Après avoir nié toute implication dans un premier temps, l’armée indonésienne a dû se résoudre à reconnaitre que onze membres de ses forces d’élite, les Kopassus, étaient les auteurs de ce coup de force féroce. Ils auraient agi pour venger l’un des leurs qui aurait été lui-même abattu quelques jours auparavant dans un bar de Yogyakarta par les quatre membres tués à leur tour. Ceux-ci étaient emprisonnés en attente de leur jugement.
Les deux premières questions sont liées. Il semble en effet difficile d’imaginer le commando militaire pénétrer aussi aisément dans une prison d’Etat sans avoir bénéficié de complicité a l’intérieur. De nombreuses rumeurs indiquent que la police aurait été informée du raid et aurait fermé les yeux devant sa mise en application. Le renvoi du chef de la police de Yogyakarta, le brigadier général Sabar Rahardjo, va très certainement dans ce sens.
La question de la justice mérite également d’être posée. Les quatre hommes assassinés étaient emprisonnés à Cebongan dans l’attente de leur jugement pour le meurtre d’un membre des Kopassus. Le raid meurtrier mené par un groupe de soldats montre clairement que ceux-ci ont privilégié la loi du plus fort à la justice. C’est une tendance lourde dans un pays ou les jugements des tribunaux semblent souvent aller dans le sens des riches et des puissants. Sans confiance dans le système judiciaire de leur pays, des Indonésiens préfèrent prendre la loi entre leurs propres mains et se faire justice eux-mêmes. Mais qu’une institution nationale comme l’armée applique elle-même des recettes d’un Etat de non-droit interpelle encore davantage et donne un signal très négatif sur l’état démocratique (ou la déliquescence de celui-ci en l’occurrence) d’un pays.
Ce sentiment est encore renforcé par les réactions de l’Etat-major. Celui-ci, par la voix de Hardiono Saroso, commandant militaire de Yogyakarta depuis écarté et ancien supérieur hiérarchique des onze militaires impliqués dans l’opération punitive, cherche à faire passer ces tueurs pour des héros nationaux, vantant leur esprit de corps et leur apportant tout son soutien. Cet épisode rappelle à mauvais escient les heures les plus sombres des Kopassus, quand ce corps d’élite semait la terreur pour le compte de Suharto et s’est à de nombreuses reprises égaré dans des atteintes aux Droits de l’Homme jamais punies.

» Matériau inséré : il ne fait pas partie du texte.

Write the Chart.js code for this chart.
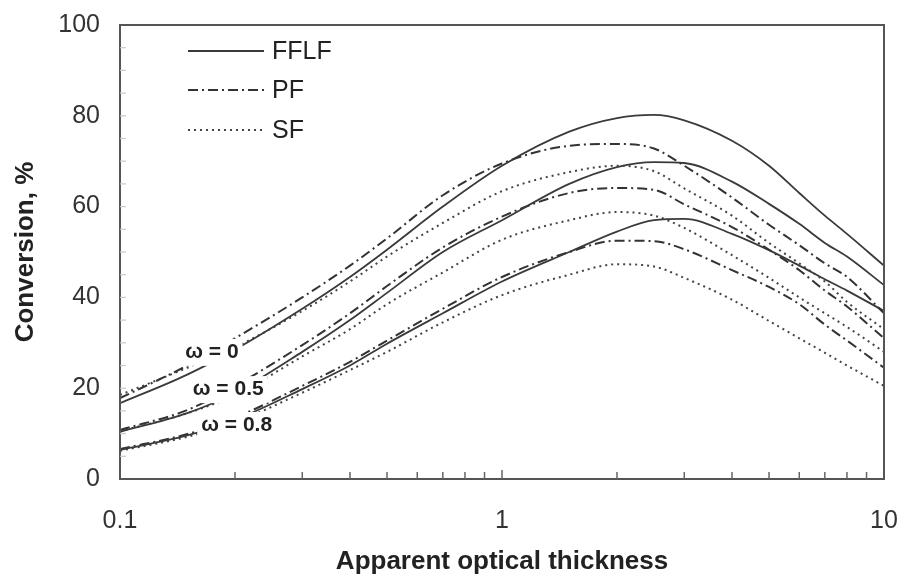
<!DOCTYPE html>
<html><head><meta charset="utf-8">
<script src="https://cdn.jsdelivr.net/npm/chart.js@4.4.1/dist/chart.umd.min.js"></script>
<style>html,body{margin:0;padding:0;background:#fff;}#wrap{width:903px;height:575px;}</style>
</head><body><div id="wrap"><canvas id="c" width="903" height="575"></canvas></div>
<script>
// ---- data ----
const thickness = [0.1, 0.15, 0.2, 0.3, 0.4, 0.5, 0.7, 1, 1.5, 2, 2.5, 3, 4, 5, 6, 7, 8, 10];
const xTickLabels = ['0.1', '1', '10'];
const modelNames = ['FFLF', 'PF', 'SF'];
const omegaTexts = ['ω = 0', 'ω = 0.5', 'ω = 0.8'];

const fflfW0  = [16.7, 23.0, 28.5, 37.5, 44.5, 50.5, 60.0, 69.0, 76.5, 79.5, 80.2, 79.0, 74.5, 69.0, 63.0, 58.0, 54.0, 47.0];
const pfW0    = [17.8, 25.0, 31.0, 40.0, 47.0, 53.0, 62.5, 69.5, 73.4, 73.8, 72.8, 69.0, 62.0, 56.0, 51.5, 47.5, 44.5, 36.5];
const sfW0    = [18.5, 24.5, 29.0, 37.0, 43.5, 49.0, 56.4, 63.4, 67.6, 69.0, 67.8, 64.0, 58.0, 52.0, 47.5, 43.5, 39.0, 33.0];

const fflfW05 = [10.4, 14.5, 19.0, 28.0, 35.0, 41.0, 50.0, 57.0, 65.0, 68.7, 69.8, 69.6, 65.5, 60.6, 56.2, 52.0, 49.0, 42.7];
const pfW05   = [10.8, 15.2, 20.5, 29.5, 36.5, 42.5, 51.0, 57.8, 63.0, 64.1, 63.7, 60.5, 55.5, 50.5, 46.0, 41.5, 38.0, 31.0];
const sfW05   = [10.5, 14.5, 18.5, 27.0, 33.0, 38.5, 45.5, 52.7, 57.0, 58.8, 58.0, 55.3, 49.3, 44.3, 40.0, 36.5, 33.5, 28.0];

const fflfW08 = [6.4, 9.6, 13.0, 19.8, 25.0, 29.8, 36.5, 43.5, 50.0, 54.5, 57.0, 57.3, 54.0, 50.4, 47.0, 44.0, 41.5, 37.0];
const pfW08   = [6.6, 9.9, 13.5, 20.5, 25.8, 30.5, 37.5, 44.5, 50.0, 52.5, 52.4, 50.6, 46.0, 42.3, 38.5, 34.0, 30.5, 24.5];
const sfW08   = [6.2, 9.3, 12.5, 19.0, 24.0, 28.0, 34.5, 40.5, 45.0, 47.3, 46.8, 44.3, 39.5, 34.8, 31.0, 27.8, 25.0, 20.5];

// label anchor points in data units (x: thickness, y: conversion)
const omegaAnchorX = [0.174, 0.192, 0.202];
const omegaAnchorY = [28, 19.8, 11.9];

// ---- styles ----
const styleFor = {
  FFLF: {borderColor: '#3a3a3a', borderWidth: 1.8, borderDash: []},
  PF:   {borderColor: '#333333', borderWidth: 2.0, borderDash: [10, 4, 2, 4]},
  SF:   {borderColor: '#444444', borderWidth: 2.0, borderDash: [2, 4]}
};
const groups = [
  [fflfW0, pfW0, sfW0],
  [fflfW05, pfW05, sfW05],
  [fflfW08, pfW08, sfW08]
];
const datasets = [];
groups.forEach((grp, gi) => {
  grp.forEach((arr, mi) => {
    const name = modelNames[mi];
    datasets.push(Object.assign({
      label: name + ' ' + omegaTexts[gi],
      data: thickness.map((x, i) => ({x: x, y: arr[i]})),
      pointRadius: 0,
      fill: false,
      cubicInterpolationMode: 'monotone'
    }, styleFor[name]));
  });
});

const FONT = "'Liberation Sans', Arial, sans-serif";

const decor = {
  id: 'decor',
  afterDatasetsDraw(chart) {
    const {ctx, chartArea: a, scales: {x, y}} = chart;
    ctx.save();
    ctx.font = 'bold 21px ' + FONT;
    ctx.textAlign = 'center';
    ctx.textBaseline = 'middle';
    omegaTexts.forEach((t, i) => {
      const px = x.getPixelForValue(omegaAnchorX[i]);
      const py = y.getPixelForValue(omegaAnchorY[i]);
      const w = ctx.measureText(t).width;
      ctx.fillStyle = '#fff';
      ctx.fillRect(px - w / 2 - 4, py - 13, w + 8, 27);
      ctx.fillStyle = '#222';
      ctx.fillText(t, px, py);
    });
    ctx.strokeStyle = '#555';
    ctx.lineWidth = 2;
    ctx.strokeRect(a.left, a.top, a.right - a.left, a.bottom - a.top);
    ctx.lineWidth = 1.5;
    ctx.strokeStyle = '#666';
    [0.1, 1].forEach(dec => {
      for (let k = 1; k <= 9; k++) {
        if (dec === 0.1 && k === 1) continue;
        const px = x.getPixelForValue(k * dec);
        const len = (k === 1) ? 9 : 7;
        ctx.beginPath();
        ctx.moveTo(px, a.bottom);
        ctx.lineTo(px, a.bottom - len);
        ctx.stroke();
      }
    });
    ctx.strokeStyle = '#c8c8c8';
    ctx.lineWidth = 1.2;
    for (let v = 5; v < 100; v += 5) {
      const py = y.getPixelForValue(v);
      ctx.beginPath();
      ctx.moveTo(a.left, py);
      ctx.lineTo(a.left + 6, py);
      ctx.stroke();
    }
    const legendY = [51, 90, 130];
    ctx.font = '25px ' + FONT;
    ctx.textAlign = 'left';
    ctx.textBaseline = 'middle';
    modelNames.forEach((n, i) => {
      const st = styleFor[n];
      ctx.strokeStyle = st.borderColor;
      ctx.lineWidth = st.borderWidth;
      ctx.setLineDash(st.borderDash);
      ctx.beginPath();
      ctx.moveTo(188, legendY[i]);
      ctx.lineTo(264, legendY[i]);
      ctx.stroke();
      ctx.setLineDash([]);
      ctx.fillStyle = '#222';
      ctx.fillText(n, 272, legendY[i] + 1);
    });
    ctx.restore();
  }
};

function zeroPad(s) { s.paddingLeft = 0; s.paddingRight = 0; s.paddingTop = 0; s.paddingBottom = 0; }

new Chart(document.getElementById('c'), {
  type: 'line',
  data: {datasets: datasets},
  plugins: [decor],
  options: {
    responsive: false,
    devicePixelRatio: 1,
    animation: false,
    layout: {padding: {top: 25, right: 19, left: 0, bottom: 0}},
    plugins: {legend: {display: false}, tooltip: {enabled: false}},
    scales: {
      x: {
        type: 'logarithmic',
        min: 0.1, max: 10,
        grid: {display: false, drawTicks: false},
        border: {display: false},
        ticks: {
          autoSkip: false, maxRotation: 0, padding: 27,
          color: '#333', font: {size: 25, family: FONT},
          callback: (v) => {
            const l = Math.log10(v);
            if (Math.abs(l - Math.round(l)) < 1e-6) return xTickLabels[Math.round(l) + 1];
            return '';
          }
        },
        title: {display: true, text: 'Apparent optical thickness', color: '#222',
                font: {size: 26, weight: 'bold', family: FONT, lineHeight: 1}, padding: 0},
        afterFit: (s) => { s.height = 96; zeroPad(s); }
      },
      y: {
        min: 0, max: 100,
        grid: {display: false, drawTicks: false},
        border: {display: false},
        ticks: {stepSize: 20, padding: 20, color: '#333', font: {size: 25, family: FONT}},
        title: {display: true, text: 'Conversion, %', color: '#222',
                font: {size: 26, weight: 'bold', family: FONT, lineHeight: 1.2}, padding: {top: 10, bottom: 0}},
        afterFit: (s) => { s.width = 120; zeroPad(s); }
      }
    }
  }
});
</script></body></html>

Mais après les commentaires de leur hiérarchie et du ministre de la Défense, il est permis de douter de la légitimité du procès des onze soldats d’élite et de toute sanction qui leur sera éventuellement infligée. En entreprenant une véritable campagne visant à faire passer des tueurs pour des héros, l’armée justifie et promeut la violence comme un recours normal à la résolution des conflits. Elle discrédite une justice indonésienne qui n’en a pas besoin et se place au-dessus des lois en complicité avec les institutions censées les faire appliquer.